God, who is all goodness, has made easily available for all the things necessary for life, such as earth, air and water.  And what could be more vital than breathing, eating and sleeping?  And what is easier?  When we turn to spiritual matters, love and loyalty are just as vital, so they cannot be as difficult to acquire as we imagine.  Consider your life, and you will see that it consists of countless trifling actions.  Yet God is quite satisfied with them, for doing them as they should be done is the part we to play in our striving for perfection.  There can be no doubt about this.  Holy Scripture makes it very plain:  ‘Fear God, and keep his commandments, since this is the whole of man’ (Eccles. 12:13).  This is all we have to do.  This is active loyalty.  If we do our part, God will do the rest.  Grace will pour into us and will perform marvels far beyond our understanding, for ‘no eye has seen and no ear has heard things beyond the mind of man, all that God has prepared for those who live him’ (I Cor. 2:9).  To be passively loyal is even easier, since it implies only that we accept what very often we cannot avoid, and endure with love and resignation things which could cause us weariness and disgust.  Once again this is what being holy means.

 Acceptance is key

There is no doubt about it.  Life is tough and in it there are inevitable outcomes.  I remember studying the American poet Robert Frost in high school.  His poem entitled Acceptance summarizes the secret to not only getting by, but thriving in the psychological and even spiritual sense:

Now let the night be dark for all of me.
Let the night be too dark for me to see
Into the future. Let what will be, be.

The existential approach to psychology advocates embracing death and the acceptance of sufferings rather than fleeing from them.  This is not contrary to taking up the Crosses that might come in our lives.  A lot of psychological illness stems from people not being able to accept a situation for what it is.

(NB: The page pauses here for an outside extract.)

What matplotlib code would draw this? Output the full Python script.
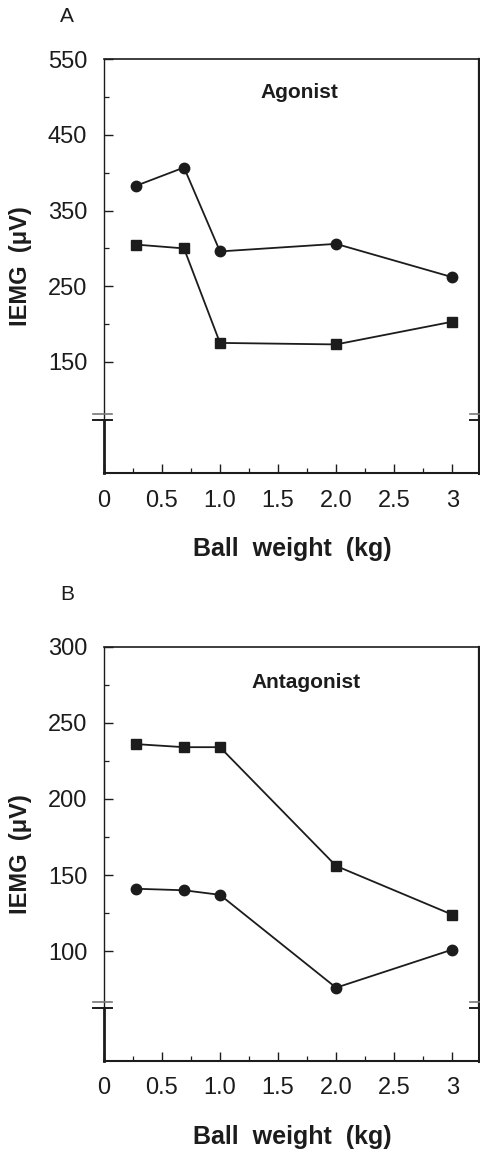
import matplotlib
matplotlib.use("Agg")
import matplotlib.pyplot as plt
from matplotlib.ticker import FixedLocator

plt.rcParams['font.family'] = ['Liberation Sans', 'DejaVu Sans']

# ball weight (kg)
weights = [0.28, 0.69, 1.0, 2.0, 3.0]

# panel A - agonist IEMG (uV)
agon_circle = [383, 407, 296, 306, 262]
agon_square = [305, 300, 175, 173, 203]

# panel B - antagonist IEMG (uV)
antag_square = [236, 234, 234, 156, 124]
antag_circle = [141, 140, 137, 76, 101]

x_ticks = [0, 0.5, 1.0, 1.5, 2.0, 2.5, 3.0]
x_ticklabels = ["0", "0.5", "1.0", "1.5", "2.0", "2.5", "3"]
x_minor = [0.25, 0.75, 1.25, 1.75, 2.25, 2.75]

a_yticks = [150, 250, 350, 450, 550]
a_yminor = [200, 300, 400, 500]
b_yticks = [100, 150, 200, 250, 300]
b_yminor = [125, 175, 225, 275]

INK = "#1c1c1c"

fig = plt.figure(figsize=(4.81, 11.53), dpi=100)
axA = fig.add_axes([0.216, 0.5898, 0.782, 0.3587])
axB = fig.add_axes([0.216, 0.0800, 0.782, 0.3591])


def style_panel(ax, yticks, yminor, ylim, title, tx, ty):
    ax.set_xlim(0, 3.24)
    ax.set_ylim(*ylim)
    ax.xaxis.set_major_locator(FixedLocator(x_ticks))
    ax.set_xticklabels(x_ticklabels)
    ax.xaxis.set_minor_locator(FixedLocator(x_minor))
    ax.yaxis.set_major_locator(FixedLocator(yticks))
    ax.yaxis.set_minor_locator(FixedLocator(yminor))
    ax.tick_params(axis='both', which='major', direction='in', length=6.5,
                   width=1.0, color=INK, labelsize=17, labelcolor=INK)
    ax.tick_params(axis='both', which='minor', direction='in', length=3.5,
                   width=0.9, color=INK)
    ax.tick_params(axis='x', which='major', pad=12)
    ax.tick_params(axis='y', which='major', pad=12)

    # frame with axis break
    ax.spines['left'].set_visible(False)
    ax.spines['right'].set_visible(False)
    ax.spines['top'].set_linewidth(1.2)
    ax.spines['bottom'].set_linewidth(1.5)
    for sp in ('top', 'bottom'):
        ax.spines[sp].set_color(INK)
    brk_hi, brk_lo = 0.143, 0.128
    tr = ax.transAxes
    ax.plot([0, 0], [brk_lo, 1], transform=tr, color=INK, lw=1.0, clip_on=False)
    ax.plot([0, 0], [0, brk_lo], transform=tr, color=INK, lw=2.0, clip_on=False)
    ax.plot([0.997, 0.997], [brk_lo, 1], transform=tr, color=INK, lw=1.6, clip_on=False)
    ax.plot([0.997, 0.997], [0, brk_lo], transform=tr, color=INK, lw=2.2, clip_on=False)
    ax.plot([-0.029, 0.021], [brk_hi, brk_hi], transform=tr, color="#777777", lw=1.2, clip_on=False)
    ax.plot([-0.029, 0.021], [brk_lo, brk_lo], transform=tr, color=INK, lw=1.4, clip_on=False)
    ax.plot([0.973, 1.03], [brk_hi, brk_hi], transform=tr, color="#777777", lw=1.2, clip_on=False)
    ax.plot([0.973, 1.03], [brk_lo, brk_lo], transform=tr, color=INK, lw=1.4, clip_on=False)

    ax.text(tx, ty, title, transform=tr, ha='center', va='center',
            fontsize=15, fontweight='bold', color=INK)
    ax.set_ylabel("IEMG  (\u03bcV)", fontsize=17, fontweight='bold', color=INK,
                  va='center')
    ax.yaxis.set_label_coords(-0.223, 0.5)
    ax.set_xlabel("Ball  weight  (kg)", fontsize=18, fontweight='bold',
                  color=INK, va='baseline')
    ax.xaxis.set_label_coords(0.5, -0.2)


# Panel A
axA.plot(weights, agon_circle, color=INK, lw=1.3, marker='o', markersize=7.5)
axA.plot(weights, agon_square, color=INK, lw=1.3, marker='s', markersize=7)
style_panel(axA, a_yticks, a_yminor, (3, 550), "Agonist", 0.521, 0.919)

# Panel B
axB.plot(weights, antag_square, color=INK, lw=1.3, marker='s', markersize=7)
axB.plot(weights, antag_circle, color=INK, lw=1.3, marker='o', markersize=7.5)
style_panel(axB, b_yticks, b_yminor, (28, 300), "Antagonist", 0.537, 0.913)

fig.text(67 / 481, 1 - 17 / 1153, "A", ha='center', va='center', fontsize=15, color=INK)
fig.text(67 / 481, 1 - 595 / 1153, "B", ha='center', va='center', fontsize=15, color=INK)

fig.savefig("out.png", dpi=100, facecolor='white')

Righteously discerning what not to accept

There are many things not worth crying about.  I’m not one for an argument.  In fact, I tend to avoid confrontation.  But there are some things that must not be passively accepted.  Even Jesus was known to display anger when he overturned the tables of the moneychangers in the temple area and said,  Take these out of here, and stop making my Father’s house a marketplace (John 2:13-25).  In fact, Jesus used His harshest language in dialogs with the Pharisees. 

Righteous anger is used to vindicate an injustice.  It should not however be used for retribution or revenge.  There is a big difference.  Believers have a right to become upset when their religious liberties are threatened.  Unfortunately this doesn’t only happen in the Biblical times, but even now there are challenges on many fronts.  A current example is the recent Health and Human Services (HHS) health care mandate that forces employers to pay for birth control and drugs that cause abortions. Such a governmental ruling violates one’s ability to follow their moral conscience and teachings of the Church. This recent ruling is not only a threat to the Catholic Church but an affront to every American’s inalienable rights that are spelled out in the Constitution. 

G. K Chesterton in his book, Christendom in Dublin once wrote, Once abolish the God and the government becomes the God.  Chesterton also said that A dead thing can go with the stream, but only a living thing can go against it (In his book The Everlasting Man).

“We Hold These Truths” (as featured above) is a video that was produced by Spirit Juice Studios in order to clearly state the main issue in regards to the (HHS) Health and Human Services Mandate. The main issue is Religious Liberty. The mandate, as it stands right now, violates the Constitution and specifically the 1st Amendment right to the free exercise of our religion without violating our consciences. Every American should see this as an important issue. It is not a Catholic issue. It is an American issue.